My own response, for example, comes at least partly out of a general aesthetic preference for a website without ads.  Ads are ugly, in my view.  This doesn’t mean I’m not willing to experiment with them, but it’s one key part of my response.  This in turn is part of an aesthetic response to the relentlessly commodifying nature of post-everything corporate capitalism—the reduction of so many aspects of our lives to commodities is ugly, in my view.  This doesn’t mean there aren’t other considerations for me as I make my way through my culture, but it’s one key part of what’s going on. 

It’s clarifying for me to consider this issue through the lens of beauty—rather than through the equally relevant lenses of ethics, say, or of economics—because I think that a lot of Zen practice is actually about beauty, even though I don’t think we talk about it that way very much.  I, at least, was drawn to Zen practice in part because of the overwhelming beauty of some of my first experiences of Zen temples.  Oryoki, to take just one example, has a deeply aesthetic component—it is graceful, fluid, efficient.  The care for physical objects in and around a temple has an aesthetic component.  Doan training, I’m coming to think, might actually be training in a particular aesthetic—paying close attention to rhythm, movement, sound.  Aren’t those the things that dancers attend to?  When the doshi straightens from a bow at the altar and the jisha’s hand holding the lit stick of incense meets her at precisely the right moment, both bodies moving at the same speed to pass the incense from hand to hand seamlessly, that’s beautiful, isn’t it?

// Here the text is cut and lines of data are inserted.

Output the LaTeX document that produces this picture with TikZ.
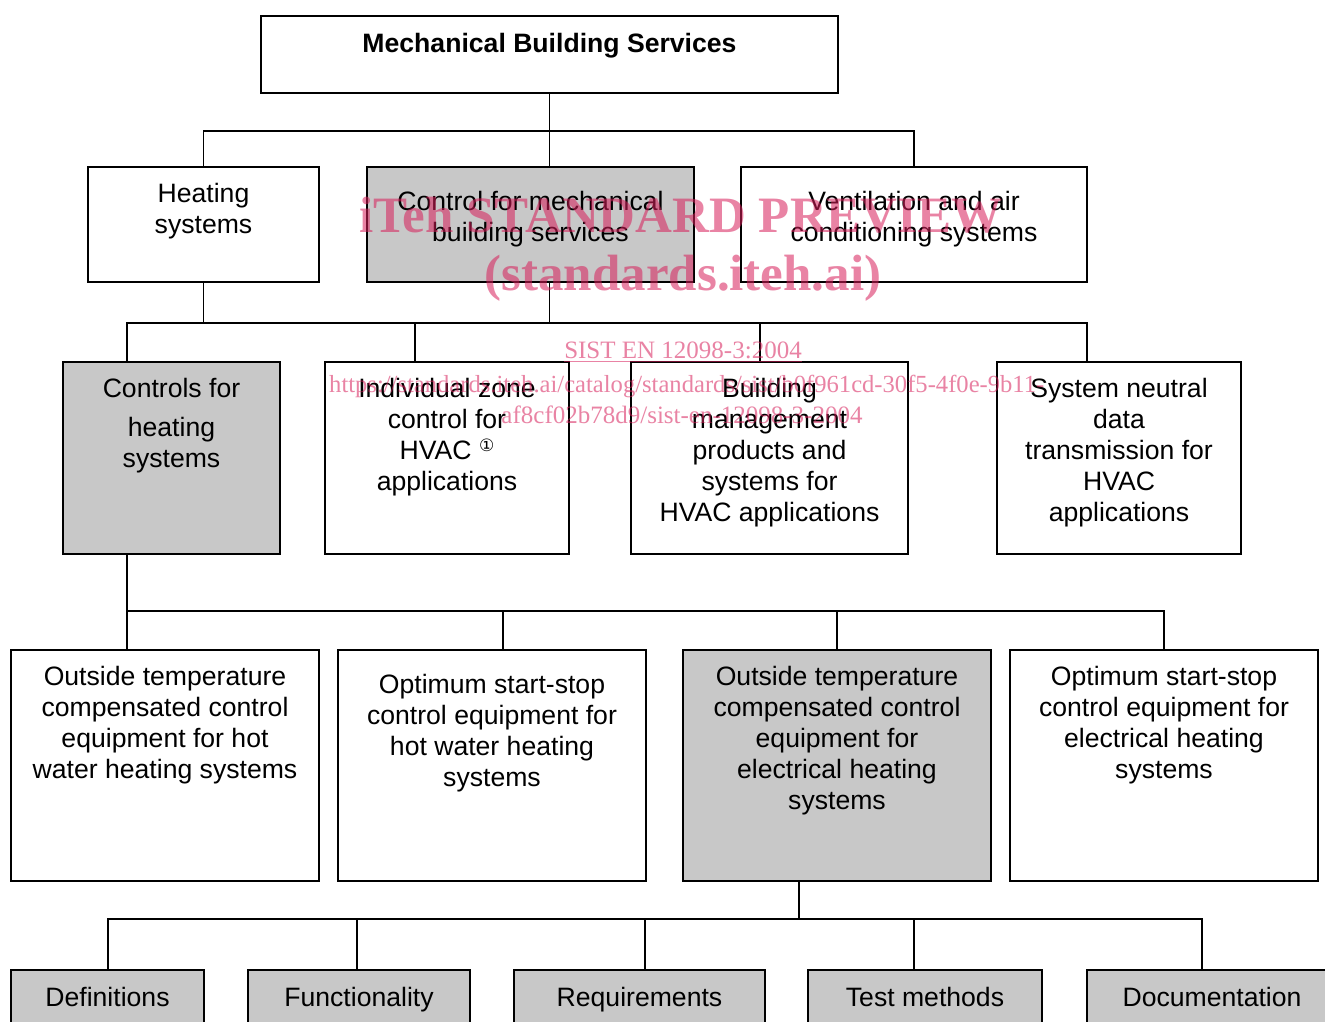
\documentclass[tikz,border=0pt]{standalone}
\usepackage{fontspec}
\setmainfont{Liberation Sans}
\newfontfamily\wmfont{Liberation Serif}
\newfontfamily\symfont{DejaVu Sans}
\usetikzlibrary{fit}
\definecolor{boxgray}{RGB}{200,200,200}
\definecolor{wmpink}{RGB}{215,30,90}
\begin{document}
\begin{tikzpicture}[x=1pt,y=-1pt,
 box/.style={draw=black, line width=1.6pt, inner sep=0pt, fill=white},
 gbox/.style={box, fill=boxgray},
 txt/.style={align=center, anchor=north, inner sep=0pt, font=\fontsize{26.6}{31}\selectfont},
 conn/.style={line width=1.5pt},
 wm/.style={text=wmpink, text opacity=0.55, inner sep=0pt, anchor=base}]
\clip (0,0) rectangle (1325,1022);
\fill[white] (0,0) rectangle (1325,1022);

% boxes
\node[box, fit={(261,16)(838,93)}] (top) {};
\node[box, fit={(88,167)(319,282)}] (heat) {};
\node[gbox, fit={(367,167)(694,282)}] (ctrl) {};
\node[box, fit={(741,167)(1087,282)}] (vent) {};
\node[gbox, fit={(63,362)(280,554)}] (chc) {};
\node[box, fit={(325,362)(569,554)}] (ind) {};
\node[box, fit={(631,362)(908,554)}] (bld) {};
\node[box, fit={(997,362)(1241,554)}] (sys) {};
\node[box, fit={(11,650)(319,881)}] (o1) {};
\node[box, fit={(338,650)(646,881)}] (o2) {};
\node[gbox, fit={(683,650)(991,881)}] (o3) {};
\node[box, fit={(1010,650)(1318,881)}] (o4) {};
\node[gbox, fit={(11,970)(204,1070)}] (d1) {};
\node[gbox, fit={(248,970)(470,1070)}] (d2) {};
\node[gbox, fit={(514,970)(765,1070)}] (d3) {};
\node[gbox, fit={(808,970)(1042,1070)}] (d4) {};
\node[gbox, fit={(1087,970)(1337,1070)}] (d5) {};

% texts
\node[txt] (topT) at (549.5,30.3) {\strut\bfseries Mechanical Building Services};
\node[txt] (heatT) at (203.5,180.3) {\strut Heating\\systems};
\node[txt] (ctrlT) at (530.5,188.3) {\strut Control for mechanical\\building services};
\node[txt] (ventT) at (914,188.3) {\strut Ventilation and air\\conditioning systems};
\node[txt] (chcT) at (171.5,375.3) {\strut Controls for\\[8pt]heating\\systems};
\node[txt] (indT) at (447,375.3) {\strut Individual zone\\control for\\HVAC {\symfont\fontsize{17}{17}\selectfont\raisebox{8pt}{①}}\\applications};
\node[txt] (bldT) at (769.5,375.3) {\strut Building\\management\\products and\\systems for\\HVAC applications};
\node[txt] (sysT) at (1119,375.3) {\strut System neutral\\data\\transmission for\\HVAC\\applications};
\node[txt] (o1T) at (165,663.3) {\strut Outside temperature\\compensated control\\equipment for hot\\water heating systems};
\node[txt] (o2T) at (492,671.3) {\strut Optimum start-stop\\control equipment for\\hot water heating\\systems};
\node[txt] (o3T) at (837,663.3) {\strut Outside temperature\\compensated control\\equipment for\\electrical heating\\systems};
\node[txt] (o4T) at (1164,663.3) {\strut Optimum start-stop\\control equipment for\\electrical heating\\systems};
\node[txt] (d1T) at (107.5,984.3) {\strut Definitions};
\node[txt] (d2T) at (359,984.3) {\strut Functionality};
\node[txt] (d3T) at (639.5,984.3) {\strut Requirements};
\node[txt] (d4T) at (925,984.3) {\strut Test methods};
\node[txt] (d5T) at (1212,984.3) {\strut Documentation};

% connectors
\coordinate (b1) at (549.5,131);
\draw[conn] (top.south) -- (top.south |- ctrl.north);
\draw[conn] (heat.north) |- (b1) -| (vent.north);

\coordinate (p1) at (127,323); \coordinate (p2) at (415,323);
\coordinate (p3) at (760,323); \coordinate (p4) at (1087,323);
\draw[conn] (heat.south) -- (heat.south |- p1);
\draw[conn] (top.south |- ctrl.south) -- (top.south |- p1);
\draw[conn] (chc.north -| p1) -- (p1) -- (p4) -- (sys.north -| p4);
\draw[conn] (p2) -- (ind.north -| p2);
\draw[conn] (p3) -- (bld.north -| p3);

\coordinate (q1) at (127,611); \coordinate (q2) at (503,611);
\coordinate (q3) at (837,611); \coordinate (q4) at (1164,611);
\draw[conn] (chc.south -| q1) -- (o1.north -| q1);
\draw[conn] (q1) -- (q4) -- (o4.north -| q4);
\draw[conn] (q2) -- (o2.north -| q2);
\draw[conn] (q3) -- (o3.north -| q3);

\coordinate (r0) at (799,919);
\coordinate (r1) at (108,919); \coordinate (r2) at (357,919);
\coordinate (r3) at (645,919); \coordinate (r4) at (914,919);
\coordinate (r5) at (1202,919);
\draw[conn] (o3.south -| r0) -- (r0);
\draw[conn] (d1.north -| r1) -- (r1) -- (r5) -- (d5.north -| r5);
\draw[conn] (r2) -- (d2.north -| r2);
\draw[conn] (r3) -- (d3.north -| r3);
\draw[conn] (r4) -- (d4.north -| r4);

% watermark
\node[wm, font=\wmfont\bfseries\fontsize{51}{51}\selectfont] (wm1) at (681,232) {iTeh STANDARD PREVIEW};
\node[wm, font=\wmfont\bfseries\fontsize{51}{51}\selectfont] (wm2) at (683,290) {(standards.iteh.ai)};
\node[wm, font=\wmfont\fontsize{25}{25}\selectfont] (wm3) at (683,358) {SIST EN 12098-3:2004};
\draw[wmpink, opacity=0.55, line width=1pt] (wm3.base west) ++(0,3.5) -- ([yshift=-3.5pt]wm3.base east);
\node[wm, anchor=base west, font=\wmfont\fontsize{24.6}{25}\selectfont] (wm4) at (329,392) {https://standards.iteh.ai/catalog/standards/sist/b0f961cd-30f5-4f0e-9b11-};
\node[wm, font=\wmfont\fontsize{25}{25}\selectfont] (wm5) at (682,423) {af8cf02b78d9/sist-en-12098-3-2004};
\end{tikzpicture}
\end{document}
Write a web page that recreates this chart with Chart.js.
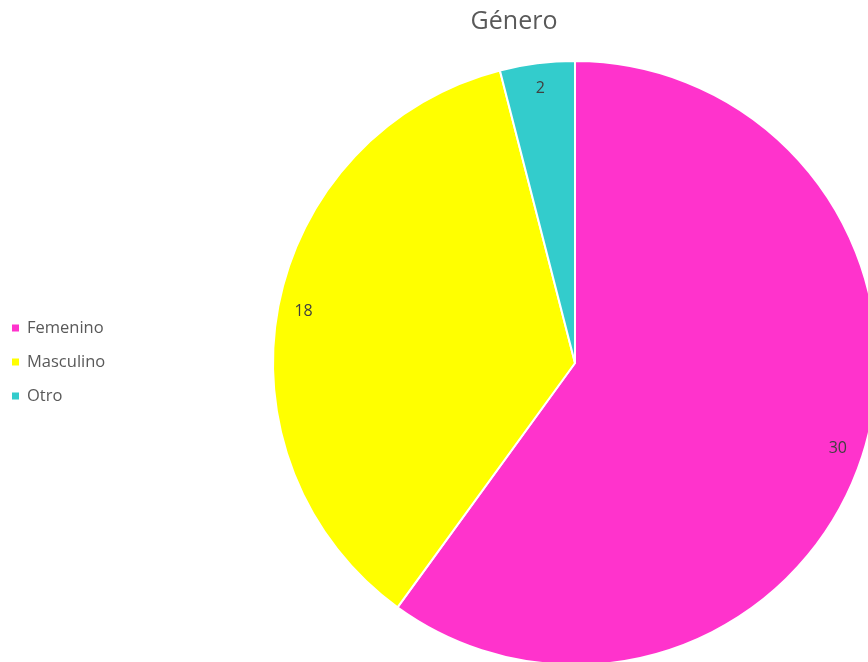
<!DOCTYPE html>
<html>
<head>
<meta charset="utf-8">
<script src="https://cdn.jsdelivr.net/npm/chart.js@4.4.0/dist/chart.umd.min.js"></script>
<style>
html,body{margin:0;padding:0;background:#fff;overflow:hidden;width:868px;height:662px;}
#wrap{position:absolute;left:0;top:0;width:900px;height:666px;}
</style>
</head>
<body>
<div id="wrap"><canvas id="c" width="900" height="666"></canvas></div>
<script>
const titleText = "Género";
const categories = ["Femenino", "Masculino", "Otro"];
const values = [30, 18, 2];
const colors = ["#FF33CC", "#FFFF00", "#33CCCC"];

const overlay = {
  id: 'overlay',
  afterDraw(chart) {
    const ctx = chart.ctx;
    ctx.save();
    // title
    ctx.fillStyle = '#595959';
    ctx.font = '25px "Open Sans", "Noto Sans", sans-serif';
    ctx.textAlign = 'center';
    ctx.textBaseline = 'middle';
    ctx.fillText(titleText, 514, 22);
    // legend
    ctx.font = '16.5px "Open Sans", "Noto Sans", sans-serif';
    ctx.textAlign = 'left';
    categories.forEach((c, i) => {
      const y = 328 + i * 34;
      ctx.fillStyle = colors[i];
      ctx.fillRect(12, y - 3.5, 7, 7);
      ctx.fillStyle = '#595959';
      ctx.fillText(c, 27, y);
    });
    // data labels
    const meta = chart.getDatasetMeta(0);
    ctx.fillStyle = '#404040';
    ctx.font = '16px "Open Sans", "Noto Sans", sans-serif';
    ctx.textAlign = 'center';
    meta.data.forEach((arc, i) => {
      const p = arc.getProps(['x','y','startAngle','endAngle','outerRadius'], true);
      const a = (p.startAngle + p.endAngle) / 2;
      const r = p.outerRadius * 0.915;
      ctx.fillText(String(values[i]), p.x + Math.cos(a) * r, p.y + Math.sin(a) * r);
    });
    ctx.restore();
  }
};

new Chart(document.getElementById('c'), {
  type: 'pie',
  data: {
    labels: categories,
    datasets: [{
      data: values,
      backgroundColor: colors,
      borderColor: '#ffffff',
      borderWidth: 2,
      hoverOffset: 0
    }]
  },
  options: {
    responsive: false,
    animation: false,
    layout: { padding: { left: 272, right: 22, top: 60, bottom: 0 } },
    plugins: {
      legend: { display: false },
      title: { display: false },
      tooltip: { enabled: false }
    }
  },
  plugins: [overlay]
});
</script>
</body>
</html>
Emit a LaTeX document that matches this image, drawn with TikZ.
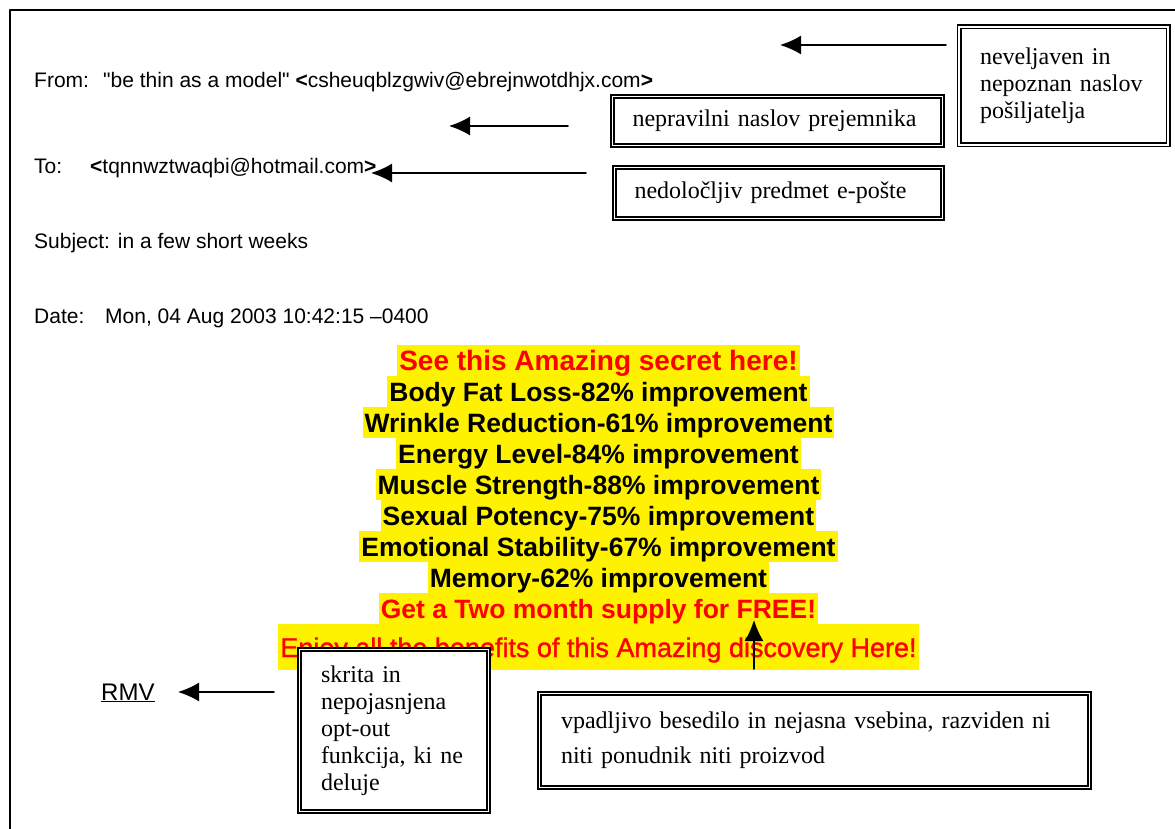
\documentclass[tikz,border=0pt]{standalone}
\usepackage{fontspec}
\setmainfont{Liberation Serif}
\newfontfamily\mailfont{Liberation Sans}
\newfontfamily\heavyfont[FakeBold=1.2]{Liberation Sans}
\usetikzlibrary{arrows.meta,positioning}

\begin{document}
\begin{tikzpicture}[x=1pt, y=-1pt, line join=round, line cap=round, >={Latex[length=21pt,width=19pt]},
	hdr/.style={font=\mailfont\fontsize{21}{25}\selectfont, anchor=base west, inner sep=0pt},
	hiline/.style={fill=yellow, outer sep=0pt, inner xsep=2pt, inner ysep=0pt, text height=25pt, text depth=6pt, font=\mailfont\bfseries\fontsize{26.5}{31}\selectfont},
	notebox/.style={draw, double, double distance=1.6pt, line width=1.7pt, line join=miter, line cap=butt, fill=white, align=left, font=\fontsize{24}{27}\selectfont},
	pointer/.style={->, line width=1.5pt}]
	%	\draw[gray, step=50] (0,0) grid (1175,829);
	\useasboundingbox (0,0) rectangle (1175,829);
	\draw[line width=1.8pt, line cap=butt] (1175,10) -- (10,10) -- (10,829);
	
	% mail header
	\node[hdr] (from) at (34,87.5) {\makebox[69pt][l]{From:}"be thin as a model" \textbf{<}csheuqblzgwiv@ebrejnwotdhjx.com\textbf{>}};
	\node[hdr] (to) at (34,174) {\makebox[56pt][l]{To:}\textbf{<}tqnnwztwaqbi@hotmail.com\textbf{>}};
	\node[hdr] (subject) at (34,248) {Subject: in a few short weeks};
	\node[hdr] (date) at (34,323) {\makebox[71pt][l]{Date:}Mon, 04 Aug 2003 10:42:15 –0400};
	
	% mail body
	\node[hiline, text=red, font=\mailfont\bfseries\fontsize{28}{31}\selectfont, anchor=north] (ad1) at (598.5,345) {See this Amazing secret here!};
	\node[hiline, below=0pt of ad1] (ad2) {Body Fat Loss-82\% improvement};
	\node[hiline, below=0pt of ad2] (ad3) {Wrinkle Reduction-61\% improvement};
	\node[hiline, below=0pt of ad3] (ad4) {Energy Level-84\% improvement};
	\node[hiline, below=0pt of ad4] (ad5) {Muscle Strength-88\% improvement};
	\node[hiline, below=0pt of ad5] (ad6) {Sexual Potency-75\% improvement};
	\node[hiline, below=0pt of ad6] (ad7) {Emotional Stability-67\% improvement};
	\node[hiline, below=0pt of ad7] (ad8) {Memory-62\% improvement};
	\node[hiline, text=red, below=0pt of ad8] (ad9) {Get a Two month supply for FREE!};
	\node[hiline, text=red, font=\heavyfont\fontsize{27}{31}\selectfont, text height=33pt, text depth=13pt, below=0pt of ad9] (ad10) {Enjoy all the benefits of this Amazing discovery Here!};
	\node[font=\mailfont\fontsize{24}{28}\selectfont, anchor=base west, inner sep=0pt] (rmv) at (101,700) {\underline{RMV}};
	
	% pointers
	\path
	(946,45) coordinate (sendtail)
	(780,45) coordinate (sendtip)
	(568,126) coordinate (rcpttail)
	(449,126) coordinate (rcpttip)
	(586,173) coordinate (subjtail)
	(371,173) coordinate (subjtip)
	(274,692) coordinate (opttail)
	(178,692) coordinate (opttip)
	(754,669) coordinate (bodytail)
	(754,620) coordinate (bodytip)
	;
	\draw[pointer] (sendtail) -- (sendtip);
	\draw[pointer] (rcpttail) -- (rcpttip);
	\draw[pointer] (subjtail) -- (subjtip);
	\draw[pointer] (opttail) -- (opttip);
	\draw[pointer] (bodytail) -- (bodytip);
	
	% notes
	\node[notebox, minimum width=209pt, minimum height=118pt, inner xsep=21pt, text width=167pt] (sender) at (1063.5,86) {neveljaven in\\nepoznan naslov\\pošiljatelja};
	\node[notebox, minimum width=330pt, minimum height=49pt, inner xsep=20pt, text width=290pt] (rcpt) at (777.5,121) {nepravilni naslov prejemnika};
	\node[notebox, minimum width=328pt, minimum height=51pt, inner xsep=20pt, text width=288pt] (subj) at (778.5,193) {nedoločljiv predmet e-pošte};
	\node[notebox, minimum width=189pt, minimum height=162pt, inner xsep=21.5pt, text width=146pt] (optout) at (394,730.5) {skrita in\\nepojasnjena\\opt-out\\funkcija, ki ne\\deluje};
	\node[notebox, minimum width=550pt, minimum height=94pt, inner xsep=21.5pt, text width=507pt, font=\fontsize{24}{35}\selectfont] (content) at (814.5,740.5) {vpadljivo besedilo in nejasna vsebina, razviden ni\\niti ponudnik niti proizvod};
\end{tikzpicture}
\end{document}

In fact, isn’t part of the appeal of Zen practice in general an aspiration for a sort of beautiful life—an aspiration for a graceful, flexible, relaxed, concentrated way of meeting the various difficulties of being human?  It sure seems that way to me.

I bring all this up, of course, to point out the obvious problem with making aesthetics the center of our practice and our vow.  Aesthetics are about preferences, about dualism, about separation—this is beautiful, this is not.  A preference for certain things over others is at the root of the ways we suffer in the first place, and simply developing a more and more highly refined and subtle set of preferences doesn’t seem like much of a practice.

Our practice is beautiful, actually, but if it’s to have any life, it can’t be a beauty that excludes ugliness, a beauty at the expense of ugliness.  Our practice is beautiful in its active leap beyond beauty and ugliness, moment after moment.

So how does any of this help in making a decision about where to host this blog, or in the larger discussion of how to navigate the sometimes ugly—and sometimes beautiful—realities of our consumer culture?  I don’t know.  I think the bodhisattva path is powerful at least in part because of its beautiful, beautiful willingness to engage deeply and freely with both beauty and ugliness, and I’ve found this whole discussion in the comments section and in private messages—I admit it!—sort of beautiful.  I guess I want to be sure that the conversation isn’t merely about aesthetics, if that makes sense.  Does it?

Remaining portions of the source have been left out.